Shakespeare uses interior disclosure from the plays male characters to present Olivia as “spirit of love”. Through this initial description we get from Orsino’s exclamation of his love for Olivia we could discern that Shakespeare is presenting Olivia as the stereotypical object of affection, a beautiful young woman whom men pine after. However it could be argued that Orsino has dual intentions, as to marry at this time would result in a dowry since marriage was often seen as a financial arrangement with the higher classes of Elizabethan Society, and Olivia would be seen as a suitable partner due to her status as “countess”. This is reinforced when Orsino imagines himself “king” (I.1.39) of Olivia’s affections. This would therefore suggest a marital hierarchy rather than mutuality. Orsino and Olivia also present themselves as being very accepting as in the conclusion of the play there seems to be a happy ending as the lovers are paired off into new pairs – Olivia and Sebastian and Orsino and Viola. Only moments before Olivia and Orsino thought Viola a man. Olivia also appears to accept Sebastian readily in marriage, suggesting that the ending owes more to dramatic convention rather than a realistic ending.
To continue addressing the exploration of social boundaries through Shakespeare’s use of doubles, Maria and Sir Toby Belch successfully challenge both gender roles and social roles. This is primarily through their status. Maria is Olivia’s maid, whereas Sir Toby is related to, or “consanguineous” to Olivia, immediately heightening his social status. Even Sir Toby’s vocative ‘sir’ reiterates this difference in social hierarchy. However by the end of the play, within the subplot, Sir Toby and Maria marry. This could suggest that Maria had aspirations to rise in status through marriage (something the Malvolio fails to do through Olivia) perhaps because Maria is more anarchic and therefore has no fear of breaking the rules of social expectation – to marry someone of your own status if you were from the working class. Another way Shakespeare uses Maria and Toby to challenge social and gender roles through their pairing is their use of sexual verbal sparring in Act I Scene III which includes many sexual innuendoes such as “now I let go your hand I am barren”. Here Maria is making an insinuation of sexual impotence” and therefore directly challenging Toby’s masculinity through jest. Toby however often refers to her as “wench” or “little villain”. This could be his own way of distancing himself from his emotions as social codes require him to seek a rich and worthy wife however Maria causes him to think otherwise “I could marry this wench”. As Toby follows through with this he successfully breaks the societal codes of the Elizabethan era.

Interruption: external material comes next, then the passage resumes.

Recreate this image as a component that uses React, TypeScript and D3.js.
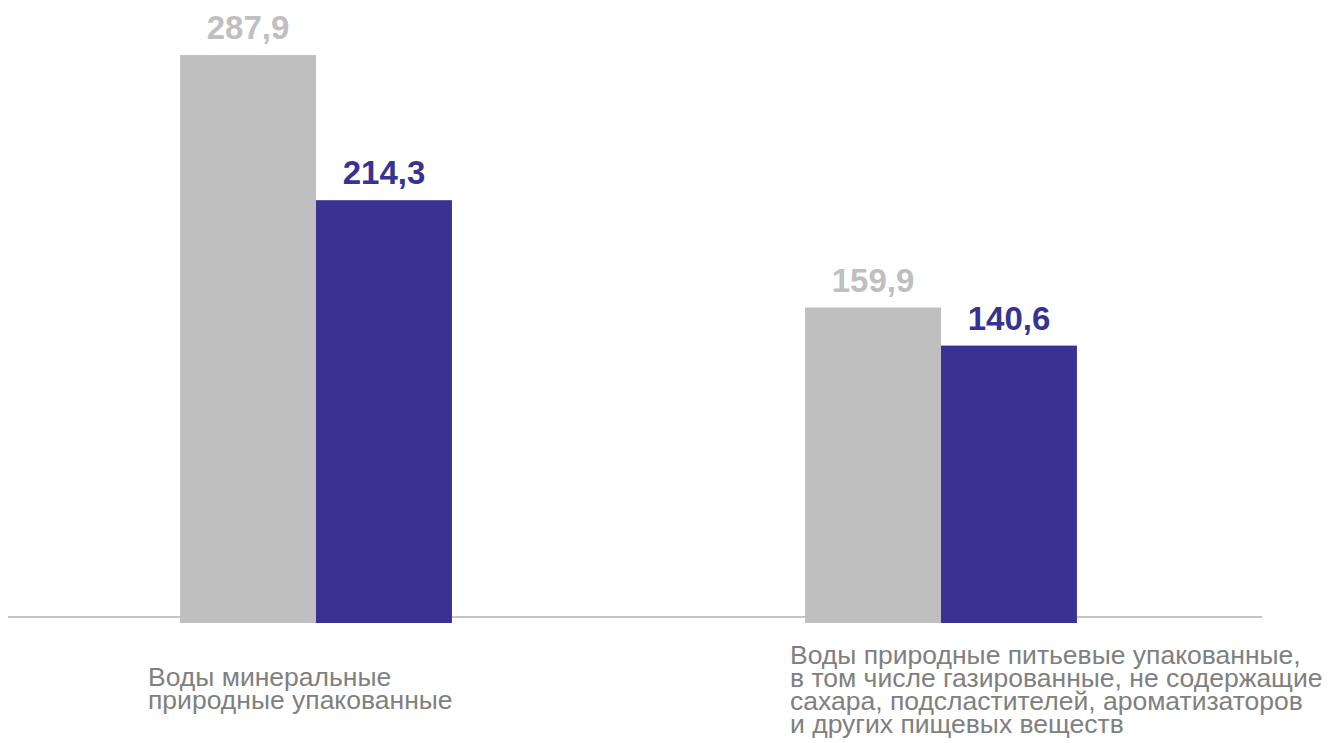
import React from "react";
import * as d3 from "d3";

const categories = [
  ["Воды минеральные", "природные упакованные"],
  [
    "Воды природные питьевые упакованные,",
    "в том числе газированные, не содержащие",
    "сахара, подсластителей, ароматизаторов",
    "и других пищевых веществ",
  ],
];
const categoryKeys = ["mineral", "drinking"];
const seriesKeys = ["prev", "curr"];
const prevValues = [287.9, 159.9];
const currValues = [214.3, 140.6];
const seriesColors = ["#bfbfbf", "#373294"];

const W = 1332;
const H = 743;

export default function App() {
  const x0 = d3.scaleBand<string>().domain(categoryKeys).range([3.5, 1253.5]).padding(0);
  const groupW = x0.bandwidth() * 0.435;
  const x1 = d3.scaleBand<string>().domain(seriesKeys).range([0, groupW]).padding(0);
  const y = d3.scaleLinear().domain([0, 287.9]).range([623, 55]);
  const values = [prevValues, currValues];
  const fmt = (v: number) => v.toFixed(1).replace(".", ",");
  const labelX = [148, 790];
  const labelY = [686, 664];

  return (
    <svg
      width={W}
      height={H}
      style={{ position: "absolute", left: 0, top: 0, background: "#fff" }}
      fontFamily="Liberation Sans, Arial, sans-serif"
    >
      <line x1={8} x2={1262} y1={617} y2={617} stroke="#c4c4c4" strokeWidth={2} />
      {categoryKeys.map((c, ci) => {
        const gx = (x0(c) as number) + x0.bandwidth() / 2 - groupW / 2;
        return (
          <g key={c}>
            {seriesKeys.map((s, si) => {
              const v = values[si][ci];
              const bx = gx + (x1(s) as number);
              return (
                <g key={s}>
                  <rect
                    x={bx}
                    y={y(v)}
                    width={x1.bandwidth()}
                    height={y(0) - y(v)}
                    fill={seriesColors[si]}
                  />
                  <text
                    x={bx + x1.bandwidth() / 2}
                    y={y(v) - 16}
                    textAnchor="middle"
                    fontSize={33}
                    fontWeight="bold"
                    fill={seriesColors[si]}
                  >
                    {fmt(v)}
                  </text>
                </g>
              );
            })}
          </g>
        );
      })}
      {categories.map((lines, ci) => (
        <text key={ci} x={labelX[ci]} y={labelY[ci]} fontSize={26.5} fill="#808080">
          {lines.map((l, i) => (
            <tspan key={i} x={labelX[ci]} dy={i === 0 ? 0 : 23}>
              {l}
            </tspan>
          ))}
        </text>
      ))}
    </svg>
  );
}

The conclusion of the text appears to be a series of declarations and revelations between both true and false pairings. It is possible to suggest that Olivia is punished for not confining to the normal social codes of society for example defying Orsino’s love due to the love she spends on her dead brother rather than an ardent suitor and falling in love with another woman. Therefore marring a stranger based on physical attributes could be perceived as her punishment. However I believe the comic denouement of Twelfth Night is the repairing of the twins and various lovers, suggesting that gender is fluid characteristics within the play and that the homoerotic aspects of Twelfth Night is used to dramaturgically construct sexuality that is determined by the characters own gender identity.